Drywood termites leave fecal pellets, or frass, behind wherever they go and this is often a sign of an infestation. Drywood termite frass resembles small pellets, are around 1/25” long, and have elongated ridges. Fun fact: The ridges in termite fecal pellets are unique and a biological adaption developed by the termite to retain as much moisture as possible for nutrition. Be careful! Drywood termite pellets are often mistaken for sawdust and cleaned up without a thought. However, fecal pellets can be a sign of a full-blown drywood termite infestation.


  1. Termite Wings

Termite Wings

When termites swarm, the alates leave an existing colony, fly to a new location, and create a new colony. Alates are a particular life stage of male and female reproductive termites. Termites swarm once or several times a year, depending on species and environmental conditions, but in the south, we can always count on termites swarming around Mother’s Day. How nice, right?

When alate termites get to where they are going, they will lose their wings. Signs of a new infestation in the home can be seen when termite wings, which resemble transparent fish scales, are found near windows and doors.

Termite Wings 

Outside the home

  1. Mud tubes

Subterranean termite mud tubes are the most telling sign of a termite infestation in and around the home or structure. Mud tubes will be located on the surface of the vertical foundation and run from the soil in to the home. For a structure built with a crawl space, it is important to inspect the interior of the foundation wall, as well. Mud tubes are essential for subterranean termites, as they must maintain contact with the ground. These tubes allow the termites to regulate the temperature and relative humidity as they travel to and from the colony. Mud tubes can be disrupted by simply using a wire brush to clean the surface of the foundation, and then contacting a pest management professional for treatment options.

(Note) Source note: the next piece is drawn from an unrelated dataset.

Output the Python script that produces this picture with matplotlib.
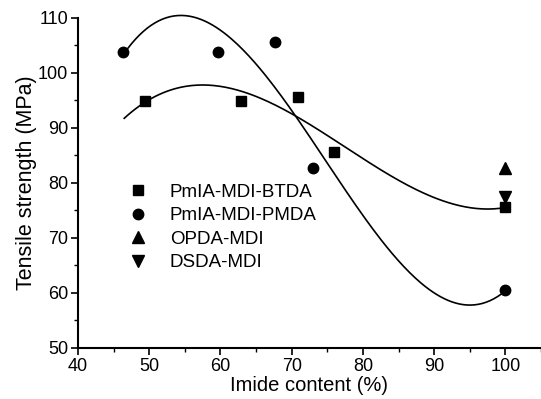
import numpy as np
import matplotlib.pyplot as plt
from matplotlib.ticker import MultipleLocator

plt.rcParams['font.family'] = ['Liberation Sans', 'DejaVu Sans']

btda_x = [49.4, 62.9, 70.9, 76.0, 100.0]
btda_y = [94.9, 94.9, 95.6, 85.6, 75.6]
pmda_x = [46.3, 59.7, 67.7, 73.0, 100.0]
pmda_y = [103.8, 103.8, 105.6, 82.7, 60.5]
opda_x = [100.0]
opda_y = [82.7]
dsda_x = [100.0]
dsda_y = [77.5]

fig = plt.figure(figsize=(5.41, 3.99), dpi=100)
ax = fig.add_axes([0.144, 0.128, 0.856, 0.827])

# cubic fits through each series
xs = np.linspace(46.5, 100, 200)
p1 = np.polyfit(btda_x, btda_y, 3)
p2 = np.polyfit(pmda_x, pmda_y, 3)
ax.plot(xs, np.polyval(p1, xs), 'k-', lw=1.2)
ax.plot(xs, np.polyval(p2, xs), 'k-', lw=1.2, clip_on=False)

ax.plot(btda_x, btda_y, 'ks', ms=6.5, ls='none', label='PmIA-MDI-BTDA')
ax.plot(pmda_x, pmda_y, 'ko', ms=7.5, ls='none', label='PmIA-MDI-PMDA')
ax.plot(opda_x, opda_y, 'k^', ms=8, ls='none', label='OPDA-MDI')
ax.plot(dsda_x, dsda_y, 'kv', ms=8, ls='none', label='DSDA-MDI')

ax.set_xlim(40, 105)
ax.set_ylim(50, 110)
ax.set_xticks([40, 50, 60, 70, 80, 90, 100])
ax.xaxis.set_minor_locator(MultipleLocator(5))
ax.yaxis.set_major_locator(MultipleLocator(10))
ax.yaxis.set_minor_locator(MultipleLocator(5))
ax.tick_params(which='major', direction='out', length=5, width=1.2, labelsize=13, pad=2)
ax.tick_params(which='minor', direction='out', length=3, width=1.0)

for s in ['top', 'right']:
    ax.spines[s].set_visible(False)
for s in ['left', 'bottom']:
    ax.spines[s].set_linewidth(1.5)

ax.set_xlabel('Imide content (%)', fontsize=14.5, labelpad=1)
ax.set_ylabel('Tensile strength (MPa)', fontsize=15.5, labelpad=1)

ax.legend(loc='upper left', bbox_to_anchor=(0.109, 0.498), frameon=False,
          fontsize=13.5, handlelength=1.0, handletextpad=1.2, labelspacing=0.34,
          borderpad=0, borderaxespad=0)

fig.savefig('out.png', dpi=100)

Finally, it is important to note that mud tubes are common both inside and outside the home.

Termite Mud Tubes

There are additional ways in which a pest management professional may locate a termite infestation, but these are the easiest to observe by home and property owners. While termiticide pretreatments and remediations are excellent forms of control, Integrated Pest Management is key to long-term termite management. Physical barriers like the ones we have developed in the TERM® Barrier System can provide long-term protection to the home building materials against termites and other pests.